Exercise prompt: Leave out any pictures and transcribe all other data below exactly.

########################################

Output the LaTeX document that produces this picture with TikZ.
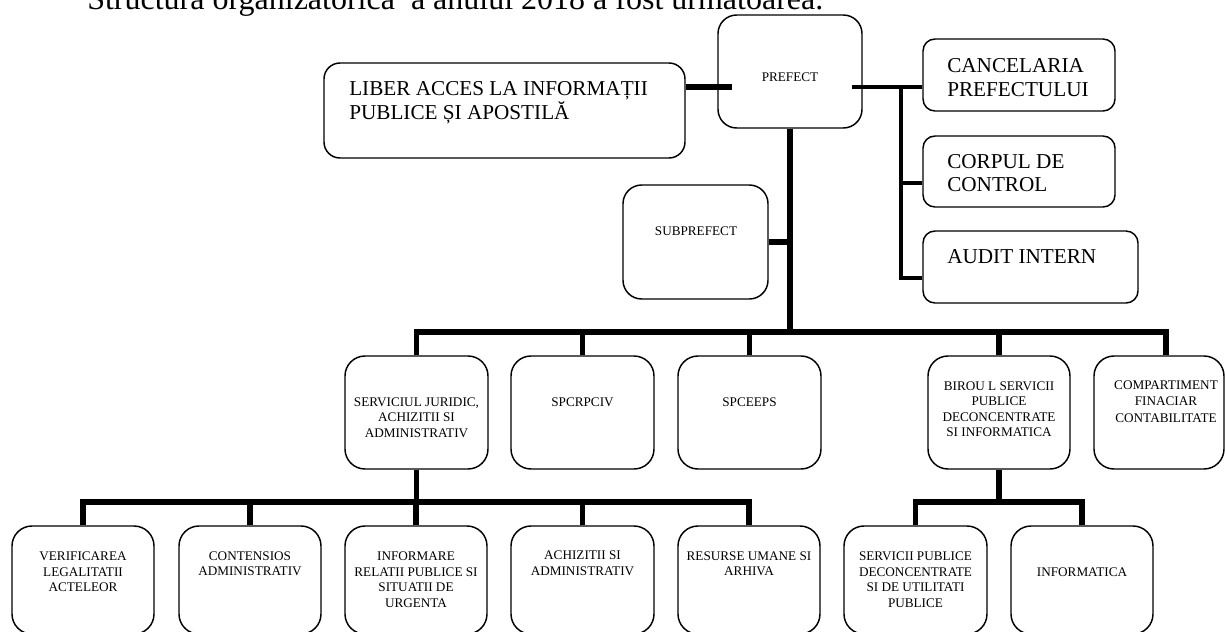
\documentclass[tikz,border=0pt]{standalone}
\usepackage{fontspec}
\setmainfont{Liberation Serif}
\usetikzlibrary{fit,calc}
\begin{document}
\begin{tikzpicture}[x=0.75pt,y=-0.75pt,
  box/.style={draw, line width=1.1pt, fill=white, inner sep=0pt},
  rbig/.style={rounded corners=14pt},
  rmid/.style={rounded corners=12pt},
  rsml/.style={rounded corners=9pt},
  rrow/.style={rounded corners=15pt},
  sm/.style={font=\fontsize{9.9pt}{11.6pt}\selectfont, align=center, inner sep=0pt},
  bg/.style={font=\fontsize{15.9pt}{18pt}\selectfont, align=left, inner sep=0pt, anchor=west},
  conn/.style={line width=4.1pt, line join=miter},
  connr/.style={line width=3pt, line join=miter}]
\useasboundingbox (0,0) rectangle (1225,632);
\fill[white] (0,0) rectangle (1225,632);
\clip (0,0) rectangle (1225,632);

% title (cut at the top edge)
\node[anchor=base west, inner sep=0pt, font=\fontsize{24pt}{28pt}\selectfont] (title) at (87,9.5)
  {Structura organizatorică\ \ a anului 2018 a fost următoarea.};

% boxes
\node[box, rbig, fit={(718,15)(862,128)}] (prefect) {};
\node[box, rmid, fit={(324,63)(685,158)}] (liber) {};
\node[box, rsml, fit={(923,39)(1115,111)}] (canc) {};
\node[box, rsml, fit={(923,136)(1115,207)}] (corp) {};
\node[box, rsml, fit={(923,231)(1138,303)}] (audit) {};
\node[box, rbig, fit={(623,185)(768,299)}] (subpref) {};

\node[box, rrow, fit={(345,356)(488,469)}] (serv) {};
\node[box, rrow, fit={(511,356)(654,469)}] (spcr) {};
\node[box, rrow, fit={(678,356)(821,469)}] (spce) {};
\node[box, rrow, fit={(928,356)(1070,469)}] (birou) {};
\node[box, rrow, fit={(1094,356)(1224,469)}] (comp) {};

\node[box, rrow, fit={(12,526)(154,634)}] (verif) {};
\node[box, rrow, fit={(179,526)(321,634)}] (cont) {};
\node[box, rrow, fit={(345,526)(487,634)}] (info) {};
\node[box, rrow, fit={(511,526)(654,634)}] (achiz) {};
\node[box, rrow, fit={(678,526)(820,634)}] (resurse) {};
\node[box, rrow, fit={(844,526)(987,634)}] (servpub) {};
\node[box, rrow, fit={(1011,526)(1153,634)}] (informatica) {};

% texts
\node[sm] (tprefect) at (790,77) {PREFECT};
\node[bg, font=\fontsize{15.9pt}{16.3pt}\selectfont] (tliber) at (349,102.8) {LIBER ACCES LA INFORMAȚII\\PUBLICE ȘI APOSTILĂ};
\node[bg] (tcanc) at (947,77.2) {CANCELARIA\\PREFECTULUI};
\node[bg, font=\fontsize{15.9pt}{17.25pt}\selectfont] (tcorp) at (947,172.7) {CORPUL DE\\CONTROL};
\node[bg] (taudit) at (947,256.7) {AUDIT INTERN};
\node[sm] (tsub) at (696,231) {SUBPREFECT};

\node[sm] (tserv) at (416.5,417.5) {SERVICIUL JURIDIC,\\ACHIZITII SI\\ADMINISTRATIV};
\node[sm] (tspcr) at (582.5,402) {SPCRPCIV};
\node[sm] (tspce) at (749.5,402) {SPCEEPS};
\node[sm] (tbirou) at (999,409) {BIROU L SERVICII\\PUBLICE\\DECONCENTRATE\\SI INFORMATICA};
\node[sm, font=\fontsize{9.9pt}{12.3pt}\selectfont] (tcomp) at (1166,401.5) {COMPARTIMENT\\FINACIAR\\CONTABILITATE};

\node[sm] (tverif) at (83,571.7) {VERIFICAREA\\LEGALITATII\\ACTELEOR};
\node[sm] (tcont) at (250,563.8) {CONTENSIOS\\ADMINISTRATIV};
\node[sm] (tinfo) at (416,579.5) {INFORMARE\\RELATII PUBLICE SI\\SITUATII DE\\URGENTA};
\node[sm] (tachiz) at (582.5,563) {ACHIZITII SI\\ADMINISTRATIV};
\node[sm] (tresurse) at (749,563.8) {RESURSE UMANE SI\\ARHIVA};
\node[sm] (tservpub) at (915.5,579.5) {SERVICII PUBLICE\\DECONCENTRATE\\SI DE UTILITATI\\PUBLICE};
\node[sm] (tinformatica) at (1082,572) {INFORMATICA};

% junction points
\coordinate (pl) at (732,87);
\coordinate (pr) at (852,87);
\coordinate (rc) at (901,87);
\coordinate (cb) at (901,183);
\coordinate (ab) at (901,278);
\coordinate (sb) at (790,242);
\coordinate (j0) at (790,332);
\coordinate (j1) at (416.5,502);
\coordinate (j2) at (999,502);

% connectors
\draw[conn] (liber.east |- pl) -- (pl);
\draw[connr] (pr) -- (canc.west |- pr);
\draw[connr] (rc) |- (corp.west |- cb);
\draw[connr] (rc) |- (audit.west |- ab);

\draw[conn] (prefect.south) -- (j0);
\draw[conn] (subpref.east |- sb) -- (sb);
\draw[conn] (serv.north) |- (j0);
\draw[conn] (spcr.north) |- (j0);
\draw[conn] (spce.north) |- (j0);
\draw[conn] (birou.north) |- (j0);
\draw[conn] (tcomp |- comp.north) |- (j0);

\draw[conn] (serv.south) -- (j1);
\draw[conn] (verif.north) |- (j1);
\draw[conn] (cont.north) |- (j1);
\draw[conn] (info.north) |- (j1);
\draw[conn] (achiz.north) |- (j1);
\draw[conn] (resurse.north) |- (j1);

\draw[conn] (birou.south) -- (j2);
\draw[conn] (servpub.north) |- (j2);
\draw[conn] (informatica.north) |- (j2);
\end{tikzpicture}
\end{document}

########################################

Task response:
Output the LaTeX document that produces this picture with TikZ.
\documentclass[tikz,border=0pt]{standalone}
\usepackage{fontspec}
\setmainfont{Liberation Serif}
\usetikzlibrary{fit,calc}
\begin{document}
\begin{tikzpicture}[x=0.75pt,y=-0.75pt,
  box/.style={draw, line width=1.1pt, fill=white, inner sep=0pt},
  rbig/.style={rounded corners=14pt},
  rmid/.style={rounded corners=12pt},
  rsml/.style={rounded corners=9pt},
  rrow/.style={rounded corners=15pt},
  sm/.style={font=\fontsize{9.9pt}{11.6pt}\selectfont, align=center, inner sep=0pt},
  bg/.style={font=\fontsize{15.9pt}{18pt}\selectfont, align=left, inner sep=0pt, anchor=west},
  conn/.style={line width=4.1pt, line join=miter},
  connr/.style={line width=3pt, line join=miter}]
\useasboundingbox (0,0) rectangle (1225,632);
\fill[white] (0,0) rectangle (1225,632);
\clip (0,0) rectangle (1225,632);

% title (cut at the top edge)
\node[anchor=base west, inner sep=0pt, font=\fontsize{24pt}{28pt}\selectfont] (title) at (87,9.5)
  {Structura organizatorică\ \ a anului 2018 a fost următoarea.};

% boxes
\node[box, rbig, fit={(718,15)(862,128)}] (prefect) {};
\node[box, rmid, fit={(324,63)(685,158)}] (liber) {};
\node[box, rsml, fit={(923,39)(1115,111)}] (canc) {};
\node[box, rsml, fit={(923,136)(1115,207)}] (corp) {};
\node[box, rsml, fit={(923,231)(1138,303)}] (audit) {};
\node[box, rbig, fit={(623,185)(768,299)}] (subpref) {};

\node[box, rrow, fit={(345,356)(488,469)}] (serv) {};
\node[box, rrow, fit={(511,356)(654,469)}] (spcr) {};
\node[box, rrow, fit={(678,356)(821,469)}] (spce) {};
\node[box, rrow, fit={(928,356)(1070,469)}] (birou) {};
\node[box, rrow, fit={(1094,356)(1224,469)}] (comp) {};

\node[box, rrow, fit={(12,526)(154,634)}] (verif) {};
\node[box, rrow, fit={(179,526)(321,634)}] (cont) {};
\node[box, rrow, fit={(345,526)(487,634)}] (info) {};
\node[box, rrow, fit={(511,526)(654,634)}] (achiz) {};
\node[box, rrow, fit={(678,526)(820,634)}] (resurse) {};
\node[box, rrow, fit={(844,526)(987,634)}] (servpub) {};
\node[box, rrow, fit={(1011,526)(1153,634)}] (informatica) {};

% texts
\node[sm] (tprefect) at (790,77) {PREFECT};
\node[bg, font=\fontsize{15.9pt}{16.3pt}\selectfont] (tliber) at (349,102.8) {LIBER ACCES LA INFORMAȚII\\PUBLICE ȘI APOSTILĂ};
\node[bg] (tcanc) at (947,77.2) {CANCELARIA\\PREFECTULUI};
\node[bg, font=\fontsize{15.9pt}{17.25pt}\selectfont] (tcorp) at (947,172.7) {CORPUL DE\\CONTROL};
\node[bg] (taudit) at (947,256.7) {AUDIT INTERN};
\node[sm] (tsub) at (696,231) {SUBPREFECT};

\node[sm] (tserv) at (416.5,417.5) {SERVICIUL JURIDIC,\\ACHIZITII SI\\ADMINISTRATIV};
\node[sm] (tspcr) at (582.5,402) {SPCRPCIV};
\node[sm] (tspce) at (749.5,402) {SPCEEPS};
\node[sm] (tbirou) at (999,409) {BIROU L SERVICII\\PUBLICE\\DECONCENTRATE\\SI INFORMATICA};
\node[sm, font=\fontsize{9.9pt}{12.3pt}\selectfont] (tcomp) at (1166,401.5) {COMPARTIMENT\\FINACIAR\\CONTABILITATE};

\node[sm] (tverif) at (83,571.7) {VERIFICAREA\\LEGALITATII\\ACTELEOR};
\node[sm] (tcont) at (250,563.8) {CONTENSIOS\\ADMINISTRATIV};
\node[sm] (tinfo) at (416,579.5) {INFORMARE\\RELATII PUBLICE SI\\SITUATII DE\\URGENTA};
\node[sm] (tachiz) at (582.5,563) {ACHIZITII SI\\ADMINISTRATIV};
\node[sm] (tresurse) at (749,563.8) {RESURSE UMANE SI\\ARHIVA};
\node[sm] (tservpub) at (915.5,579.5) {SERVICII PUBLICE\\DECONCENTRATE\\SI DE UTILITATI\\PUBLICE};
\node[sm] (tinformatica) at (1082,572) {INFORMATICA};

% junction points
\coordinate (pl) at (732,87);
\coordinate (pr) at (852,87);
\coordinate (rc) at (901,87);
\coordinate (cb) at (901,183);
\coordinate (ab) at (901,278);
\coordinate (sb) at (790,242);
\coordinate (j0) at (790,332);
\coordinate (j1) at (416.5,502);
\coordinate (j2) at (999,502);

% connectors
\draw[conn] (liber.east |- pl) -- (pl);
\draw[connr] (pr) -- (canc.west |- pr);
\draw[connr] (rc) |- (corp.west |- cb);
\draw[connr] (rc) |- (audit.west |- ab);

\draw[conn] (prefect.south) -- (j0);
\draw[conn] (subpref.east |- sb) -- (sb);
\draw[conn] (serv.north) |- (j0);
\draw[conn] (spcr.north) |- (j0);
\draw[conn] (spce.north) |- (j0);
\draw[conn] (birou.north) |- (j0);
\draw[conn] (tcomp |- comp.north) |- (j0);

\draw[conn] (serv.south) -- (j1);
\draw[conn] (verif.north) |- (j1);
\draw[conn] (cont.north) |- (j1);
\draw[conn] (info.north) |- (j1);
\draw[conn] (achiz.north) |- (j1);
\draw[conn] (resurse.north) |- (j1);

\draw[conn] (birou.south) -- (j2);
\draw[conn] (servpub.north) |- (j2);
\draw[conn] (informatica.north) |- (j2);
\end{tikzpicture}
\end{document}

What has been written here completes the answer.